Task instructions: In the lines below, output everything from the first line through the line containing "(src |- libout);" exactly as it is. Pictures are not part of the output.

===

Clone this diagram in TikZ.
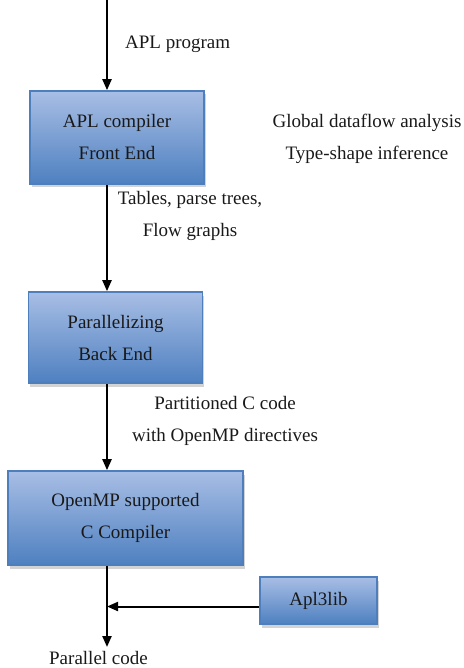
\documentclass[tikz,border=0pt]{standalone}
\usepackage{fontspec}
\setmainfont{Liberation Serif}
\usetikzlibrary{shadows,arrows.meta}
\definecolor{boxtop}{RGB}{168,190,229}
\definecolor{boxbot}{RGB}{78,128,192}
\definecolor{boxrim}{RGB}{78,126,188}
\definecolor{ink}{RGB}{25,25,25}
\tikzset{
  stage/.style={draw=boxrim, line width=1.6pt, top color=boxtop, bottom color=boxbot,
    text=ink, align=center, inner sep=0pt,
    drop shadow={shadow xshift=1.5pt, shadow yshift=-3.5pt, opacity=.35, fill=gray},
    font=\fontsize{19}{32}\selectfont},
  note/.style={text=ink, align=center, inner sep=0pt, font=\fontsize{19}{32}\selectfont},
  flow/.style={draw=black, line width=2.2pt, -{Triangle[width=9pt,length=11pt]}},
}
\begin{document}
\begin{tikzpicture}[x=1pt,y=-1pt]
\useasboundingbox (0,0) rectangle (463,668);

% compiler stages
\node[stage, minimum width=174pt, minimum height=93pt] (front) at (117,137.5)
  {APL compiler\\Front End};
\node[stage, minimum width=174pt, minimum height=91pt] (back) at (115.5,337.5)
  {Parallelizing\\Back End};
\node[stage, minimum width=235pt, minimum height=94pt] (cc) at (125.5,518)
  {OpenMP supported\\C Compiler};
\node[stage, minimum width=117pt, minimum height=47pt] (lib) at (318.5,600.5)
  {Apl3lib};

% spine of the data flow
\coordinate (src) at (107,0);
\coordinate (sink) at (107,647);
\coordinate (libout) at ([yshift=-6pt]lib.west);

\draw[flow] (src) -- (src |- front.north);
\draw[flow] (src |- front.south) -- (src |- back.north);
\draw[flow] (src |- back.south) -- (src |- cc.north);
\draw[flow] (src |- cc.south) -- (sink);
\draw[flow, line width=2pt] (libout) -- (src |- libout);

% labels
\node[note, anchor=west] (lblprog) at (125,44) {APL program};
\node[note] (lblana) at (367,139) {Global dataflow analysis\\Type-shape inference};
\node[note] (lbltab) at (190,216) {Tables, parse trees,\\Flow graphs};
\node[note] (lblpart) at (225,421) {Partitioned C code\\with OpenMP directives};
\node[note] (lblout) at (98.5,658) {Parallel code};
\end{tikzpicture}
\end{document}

===

Task solution:
Clone this diagram in TikZ.
\documentclass[tikz,border=0pt]{standalone}
\usepackage{fontspec}
\setmainfont{Liberation Serif}
\usetikzlibrary{shadows,arrows.meta}
\definecolor{boxtop}{RGB}{168,190,229}
\definecolor{boxbot}{RGB}{78,128,192}
\definecolor{boxrim}{RGB}{78,126,188}
\definecolor{ink}{RGB}{25,25,25}
\tikzset{
  stage/.style={draw=boxrim, line width=1.6pt, top color=boxtop, bottom color=boxbot,
    text=ink, align=center, inner sep=0pt,
    drop shadow={shadow xshift=1.5pt, shadow yshift=-3.5pt, opacity=.35, fill=gray},
    font=\fontsize{19}{32}\selectfont},
  note/.style={text=ink, align=center, inner sep=0pt, font=\fontsize{19}{32}\selectfont},
  flow/.style={draw=black, line width=2.2pt, -{Triangle[width=9pt,length=11pt]}},
}
\begin{document}
\begin{tikzpicture}[x=1pt,y=-1pt]
\useasboundingbox (0,0) rectangle (463,668);

% compiler stages
\node[stage, minimum width=174pt, minimum height=93pt] (front) at (117,137.5)
  {APL compiler\\Front End};
\node[stage, minimum width=174pt, minimum height=91pt] (back) at (115.5,337.5)
  {Parallelizing\\Back End};
\node[stage, minimum width=235pt, minimum height=94pt] (cc) at (125.5,518)
  {OpenMP supported\\C Compiler};
\node[stage, minimum width=117pt, minimum height=47pt] (lib) at (318.5,600.5)
  {Apl3lib};

% spine of the data flow
\coordinate (src) at (107,0);
\coordinate (sink) at (107,647);
\coordinate (libout) at ([yshift=-6pt]lib.west);

\draw[flow] (src) -- (src |- front.north);
\draw[flow] (src |- front.south) -- (src |- back.north);
\draw[flow] (src |- back.south) -- (src |- cc.north);
\draw[flow] (src |- cc.south) -- (sink);
\draw[flow, line width=2pt] (libout) -- (src |- libout);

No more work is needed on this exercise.